IIED believes lower-income countries should be given easier access to money through grants and concessional finance along the lines of the Bridgetown Initiative proposed by the government of Barbados.
It is crucial to reform bureaucratic hurdles preventing funds from reaching those on the frontline of the climate and nature crisis.
There also needs to be more comprehensive debt relief to support developing nations free up budget space for climate change adaptation. Investors and government lenders should make greater use of debt-for-climate-and-nature swaps, parametric insurance, pause clauses or even cancellation, where appropriate.
- Download IIED's data showing climate finance received by LDCs and SIDS versus their debt payments.
Notes to editors
- Data was drawn from the World Bank and OECD. IIED’s figures include development finance the OECD has recorded as principally or significantly climate-related, or as having climate components, according to conventions agreed in Rio de Janeiro in 1992 known as 'Rio markers'. This is, therefore, the broadest possible interpretation of 'climate finance'.
- In total there are 75 LDCs and SIDS, but figures were only available for 58. (There is also some overlap between the categories.) 2021’s dataset of 59 countries included Bhutan, which is no longer an LDC, as of 2023.
- IIED’s latest podcast - Money, politics and power – considers the issue of reform to the international financial architecture. It includes a conversation with Isatou F Camara, director of climate finance at The Gambia’s Ministry of Finance and Economic Affairs. She leads climate finance negotiations on behalf of the LDCs under the United Nations Framework Convention on Climate Change.

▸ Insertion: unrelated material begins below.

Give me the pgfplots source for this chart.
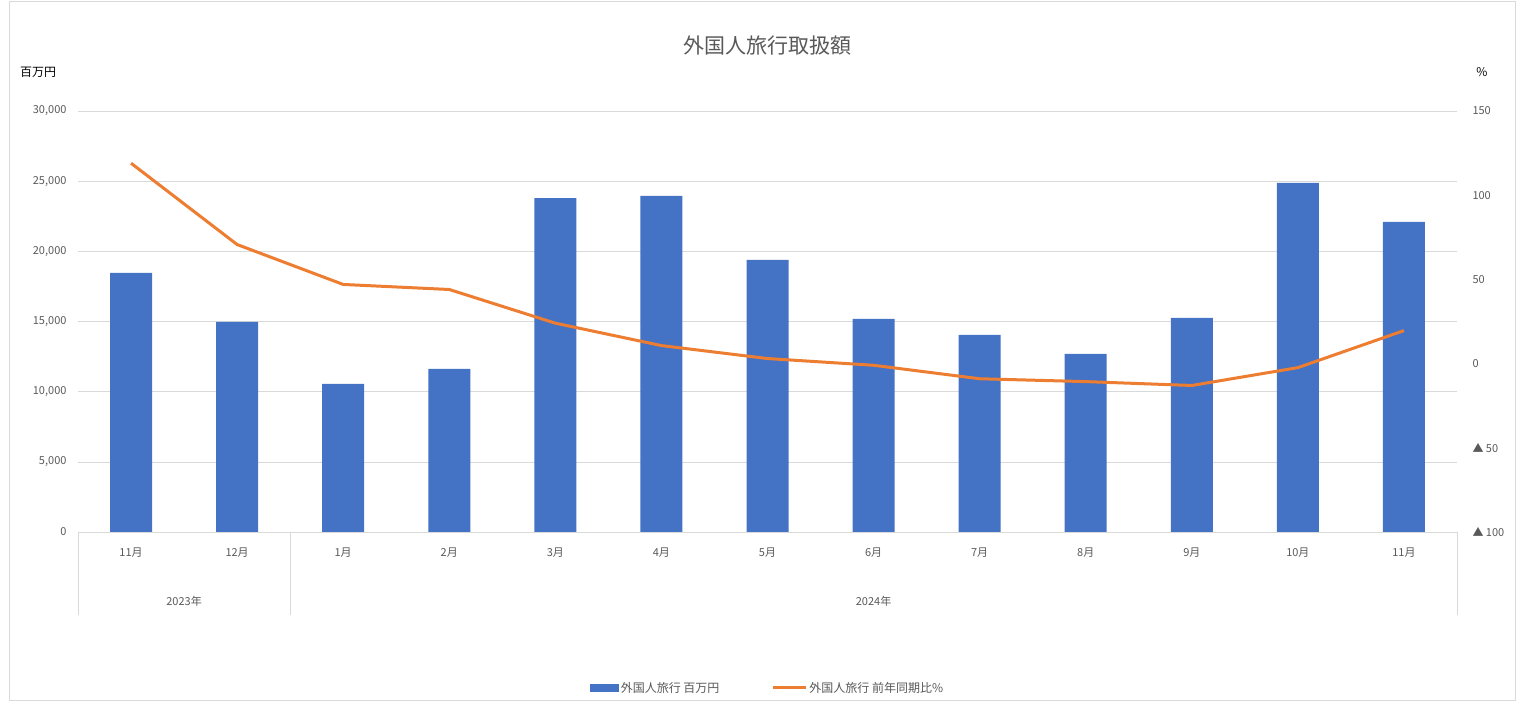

- In September world leaders adopted the UN Pact for the Future, which calls for multilateral development banks to provide more funding; a review of the sovereign debt architecture; and for developing countries to have greater sway in decision-making at international financial institutions.
- Total ODA figures were also taken from the OECD. The 26 countries which received less in bilateral foreign aid than they paid for debt servicing were: Angola; Bangladesh; Belize; Cabo Verde; Cambodia; Djibouti; Dominica; Dominican Republic; Grenada; Guyana; Jamaica; Lao PDR; Lesotho; Maldives; Mauritania; Mauritius; Mozambique; Myanmar; Papua New Guinea; Saint Lucia; Saint Vincent and the Grenadines; Senegal; Tanzania; Togo; Uganda; Zambia.